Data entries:
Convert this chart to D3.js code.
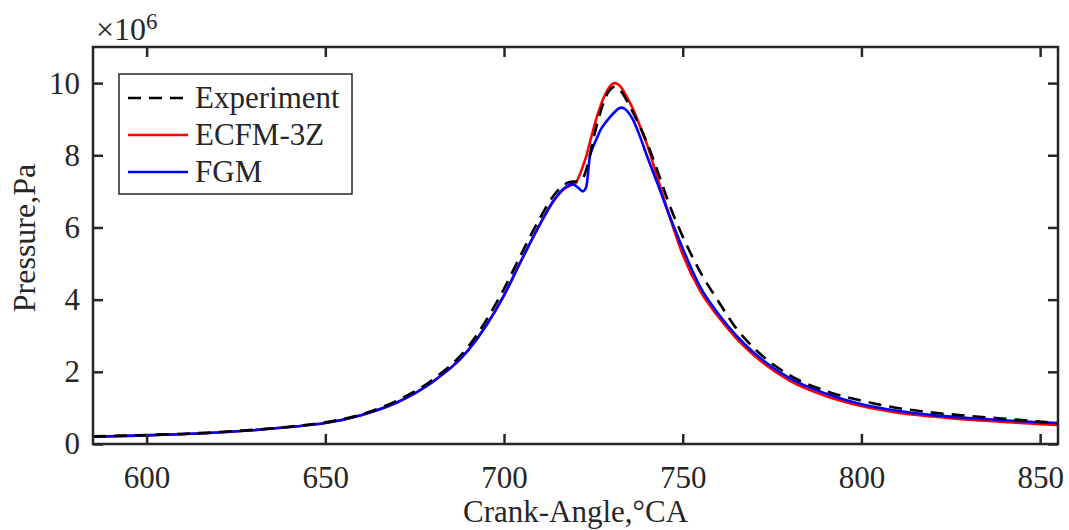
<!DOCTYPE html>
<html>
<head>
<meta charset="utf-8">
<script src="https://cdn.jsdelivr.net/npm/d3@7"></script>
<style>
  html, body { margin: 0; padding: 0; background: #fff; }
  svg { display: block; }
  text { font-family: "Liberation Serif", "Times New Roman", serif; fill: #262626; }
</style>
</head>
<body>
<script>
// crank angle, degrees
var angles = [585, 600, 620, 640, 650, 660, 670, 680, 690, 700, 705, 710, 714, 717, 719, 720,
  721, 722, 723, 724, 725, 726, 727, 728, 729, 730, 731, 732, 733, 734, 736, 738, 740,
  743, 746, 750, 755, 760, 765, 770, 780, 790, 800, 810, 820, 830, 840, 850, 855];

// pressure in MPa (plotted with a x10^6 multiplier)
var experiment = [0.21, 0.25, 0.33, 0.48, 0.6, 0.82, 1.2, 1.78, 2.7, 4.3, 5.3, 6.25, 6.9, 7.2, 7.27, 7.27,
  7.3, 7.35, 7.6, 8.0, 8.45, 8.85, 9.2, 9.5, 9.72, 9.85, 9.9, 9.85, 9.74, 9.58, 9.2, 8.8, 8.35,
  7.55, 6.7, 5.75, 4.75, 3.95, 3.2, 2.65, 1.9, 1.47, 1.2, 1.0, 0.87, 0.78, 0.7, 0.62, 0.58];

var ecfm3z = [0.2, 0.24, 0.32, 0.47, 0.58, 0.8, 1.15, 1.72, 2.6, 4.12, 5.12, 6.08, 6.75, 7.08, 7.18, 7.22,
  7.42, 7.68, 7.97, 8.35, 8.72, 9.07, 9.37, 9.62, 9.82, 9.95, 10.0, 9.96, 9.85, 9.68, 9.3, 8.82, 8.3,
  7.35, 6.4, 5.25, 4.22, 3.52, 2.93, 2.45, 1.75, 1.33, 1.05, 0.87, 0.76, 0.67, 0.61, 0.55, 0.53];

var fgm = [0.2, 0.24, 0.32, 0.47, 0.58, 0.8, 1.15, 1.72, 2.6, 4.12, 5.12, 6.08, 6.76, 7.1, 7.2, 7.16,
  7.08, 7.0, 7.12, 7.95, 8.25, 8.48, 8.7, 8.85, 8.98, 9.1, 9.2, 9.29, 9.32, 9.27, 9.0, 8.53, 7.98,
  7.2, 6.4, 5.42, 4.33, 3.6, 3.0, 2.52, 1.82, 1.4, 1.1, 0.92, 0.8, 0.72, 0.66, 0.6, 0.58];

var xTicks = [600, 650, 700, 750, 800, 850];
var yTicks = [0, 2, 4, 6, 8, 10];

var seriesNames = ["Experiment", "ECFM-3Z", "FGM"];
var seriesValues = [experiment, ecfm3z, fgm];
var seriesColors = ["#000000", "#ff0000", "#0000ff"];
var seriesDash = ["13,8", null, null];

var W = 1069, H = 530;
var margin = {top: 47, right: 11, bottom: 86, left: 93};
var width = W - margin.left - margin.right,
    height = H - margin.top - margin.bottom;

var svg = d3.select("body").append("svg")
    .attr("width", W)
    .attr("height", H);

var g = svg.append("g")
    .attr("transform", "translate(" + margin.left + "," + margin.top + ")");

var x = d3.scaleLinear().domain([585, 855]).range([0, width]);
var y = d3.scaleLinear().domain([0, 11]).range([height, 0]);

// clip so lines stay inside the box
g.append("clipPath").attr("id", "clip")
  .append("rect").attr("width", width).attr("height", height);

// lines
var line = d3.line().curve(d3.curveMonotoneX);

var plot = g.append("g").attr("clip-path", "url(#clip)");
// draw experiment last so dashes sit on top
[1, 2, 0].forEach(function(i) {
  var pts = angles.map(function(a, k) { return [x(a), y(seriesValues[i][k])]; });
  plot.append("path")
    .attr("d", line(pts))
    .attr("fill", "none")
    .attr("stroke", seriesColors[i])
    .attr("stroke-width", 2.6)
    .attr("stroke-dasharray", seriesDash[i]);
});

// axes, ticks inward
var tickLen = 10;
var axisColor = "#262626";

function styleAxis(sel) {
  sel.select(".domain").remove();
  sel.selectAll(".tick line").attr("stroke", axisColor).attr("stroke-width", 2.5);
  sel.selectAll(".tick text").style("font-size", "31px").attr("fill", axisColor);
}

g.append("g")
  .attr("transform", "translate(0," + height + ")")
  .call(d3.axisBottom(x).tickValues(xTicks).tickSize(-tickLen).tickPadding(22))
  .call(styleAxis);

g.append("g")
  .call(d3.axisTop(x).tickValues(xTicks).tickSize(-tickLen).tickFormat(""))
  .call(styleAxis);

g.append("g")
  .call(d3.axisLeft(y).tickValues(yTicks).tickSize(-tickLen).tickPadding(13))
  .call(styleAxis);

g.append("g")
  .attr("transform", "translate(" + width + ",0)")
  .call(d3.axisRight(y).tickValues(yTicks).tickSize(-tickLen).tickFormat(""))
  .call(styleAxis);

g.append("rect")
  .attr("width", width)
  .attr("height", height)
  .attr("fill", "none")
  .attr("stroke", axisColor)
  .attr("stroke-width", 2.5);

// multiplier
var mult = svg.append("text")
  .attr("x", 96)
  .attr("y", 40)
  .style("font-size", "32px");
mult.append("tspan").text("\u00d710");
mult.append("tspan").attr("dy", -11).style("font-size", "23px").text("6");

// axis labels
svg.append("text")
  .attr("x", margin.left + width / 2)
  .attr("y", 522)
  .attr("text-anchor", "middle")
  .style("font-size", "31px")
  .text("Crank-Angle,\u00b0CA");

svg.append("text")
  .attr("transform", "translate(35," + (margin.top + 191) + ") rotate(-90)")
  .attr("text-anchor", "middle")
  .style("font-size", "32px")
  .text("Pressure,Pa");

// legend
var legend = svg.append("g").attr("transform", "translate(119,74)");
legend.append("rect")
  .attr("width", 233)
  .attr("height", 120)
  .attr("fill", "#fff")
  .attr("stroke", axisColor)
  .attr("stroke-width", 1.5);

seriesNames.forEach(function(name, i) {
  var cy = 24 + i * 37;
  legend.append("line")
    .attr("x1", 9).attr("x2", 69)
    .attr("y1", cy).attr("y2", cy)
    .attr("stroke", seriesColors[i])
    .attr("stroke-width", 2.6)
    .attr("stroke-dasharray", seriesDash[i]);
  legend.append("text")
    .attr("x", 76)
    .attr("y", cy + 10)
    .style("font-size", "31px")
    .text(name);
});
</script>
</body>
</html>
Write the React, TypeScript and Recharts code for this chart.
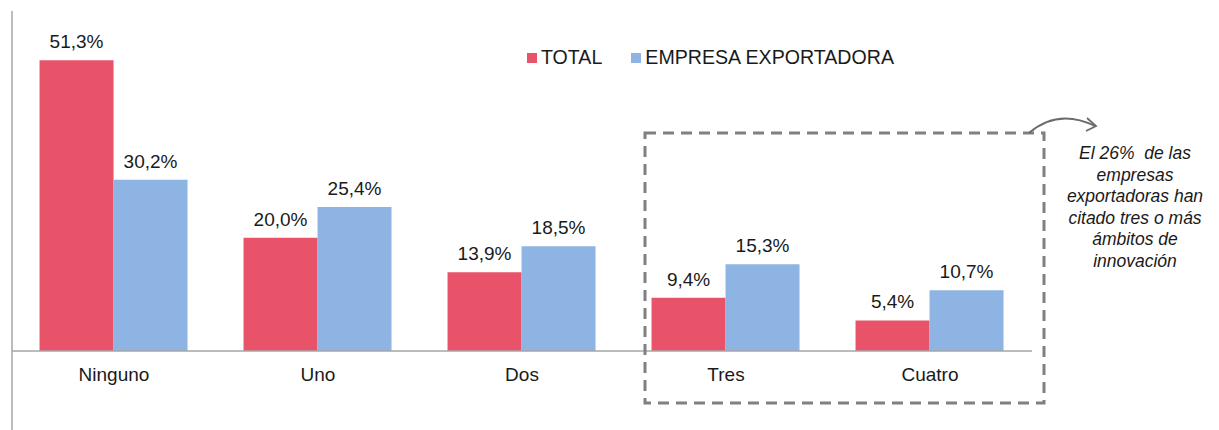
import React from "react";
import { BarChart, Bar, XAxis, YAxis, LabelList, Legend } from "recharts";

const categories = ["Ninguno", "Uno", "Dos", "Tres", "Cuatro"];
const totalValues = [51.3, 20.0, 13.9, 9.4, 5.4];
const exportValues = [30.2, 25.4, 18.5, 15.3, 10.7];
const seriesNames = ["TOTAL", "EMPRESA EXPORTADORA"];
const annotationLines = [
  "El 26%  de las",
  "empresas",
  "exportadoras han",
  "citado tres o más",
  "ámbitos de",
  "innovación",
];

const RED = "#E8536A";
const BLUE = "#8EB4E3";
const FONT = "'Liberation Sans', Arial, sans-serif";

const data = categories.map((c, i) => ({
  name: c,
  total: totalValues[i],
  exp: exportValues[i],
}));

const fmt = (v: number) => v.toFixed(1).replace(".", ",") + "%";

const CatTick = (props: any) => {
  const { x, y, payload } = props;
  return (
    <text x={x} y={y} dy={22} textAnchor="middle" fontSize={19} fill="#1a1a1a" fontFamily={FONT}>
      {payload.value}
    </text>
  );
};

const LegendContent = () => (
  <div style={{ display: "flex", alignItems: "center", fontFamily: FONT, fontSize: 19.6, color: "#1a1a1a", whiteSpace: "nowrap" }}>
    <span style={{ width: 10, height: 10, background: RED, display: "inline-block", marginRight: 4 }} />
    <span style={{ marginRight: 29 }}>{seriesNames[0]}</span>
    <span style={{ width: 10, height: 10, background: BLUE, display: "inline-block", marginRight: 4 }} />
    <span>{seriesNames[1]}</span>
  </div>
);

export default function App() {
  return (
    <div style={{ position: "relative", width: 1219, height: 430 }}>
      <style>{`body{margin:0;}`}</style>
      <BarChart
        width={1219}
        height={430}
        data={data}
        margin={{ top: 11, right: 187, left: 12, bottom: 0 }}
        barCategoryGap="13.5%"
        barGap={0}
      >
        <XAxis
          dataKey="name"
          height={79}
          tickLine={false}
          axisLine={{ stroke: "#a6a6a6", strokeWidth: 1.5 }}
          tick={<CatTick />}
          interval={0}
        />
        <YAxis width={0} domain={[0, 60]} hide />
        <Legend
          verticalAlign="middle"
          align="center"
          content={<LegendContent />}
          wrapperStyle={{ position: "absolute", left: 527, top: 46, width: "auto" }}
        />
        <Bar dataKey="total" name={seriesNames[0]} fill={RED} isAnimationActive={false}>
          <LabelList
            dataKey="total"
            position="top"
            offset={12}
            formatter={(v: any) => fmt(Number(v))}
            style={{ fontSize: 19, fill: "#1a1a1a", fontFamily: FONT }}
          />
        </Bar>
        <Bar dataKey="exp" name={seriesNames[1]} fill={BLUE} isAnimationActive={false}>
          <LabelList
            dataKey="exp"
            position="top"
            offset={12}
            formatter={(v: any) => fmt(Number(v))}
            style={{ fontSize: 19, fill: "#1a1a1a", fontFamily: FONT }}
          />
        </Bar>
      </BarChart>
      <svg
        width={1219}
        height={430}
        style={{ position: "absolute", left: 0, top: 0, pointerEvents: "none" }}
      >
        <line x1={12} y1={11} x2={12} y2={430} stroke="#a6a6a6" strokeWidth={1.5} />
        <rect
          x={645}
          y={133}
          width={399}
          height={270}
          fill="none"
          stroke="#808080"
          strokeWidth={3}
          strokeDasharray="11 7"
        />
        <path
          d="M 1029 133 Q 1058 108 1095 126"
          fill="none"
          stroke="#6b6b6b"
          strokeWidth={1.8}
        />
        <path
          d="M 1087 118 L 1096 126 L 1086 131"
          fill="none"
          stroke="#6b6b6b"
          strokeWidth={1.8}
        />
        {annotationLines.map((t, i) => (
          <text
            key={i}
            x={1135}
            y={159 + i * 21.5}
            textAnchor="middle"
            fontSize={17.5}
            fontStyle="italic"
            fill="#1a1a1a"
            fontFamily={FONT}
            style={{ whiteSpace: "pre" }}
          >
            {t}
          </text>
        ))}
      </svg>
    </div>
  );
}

→ REQUIREMENT:
Using the listing above, repeat word for word each line from the one with "Write the React, TypeScript" down to the one with "YAxis, LabelList, Legend", both included. Omit all pictures.

→ OUTPUT OF THE TASK:
Write the React, TypeScript and Recharts code for this chart.
import React from "react";
import { BarChart, Bar, XAxis, YAxis, LabelList, Legend } from "recharts";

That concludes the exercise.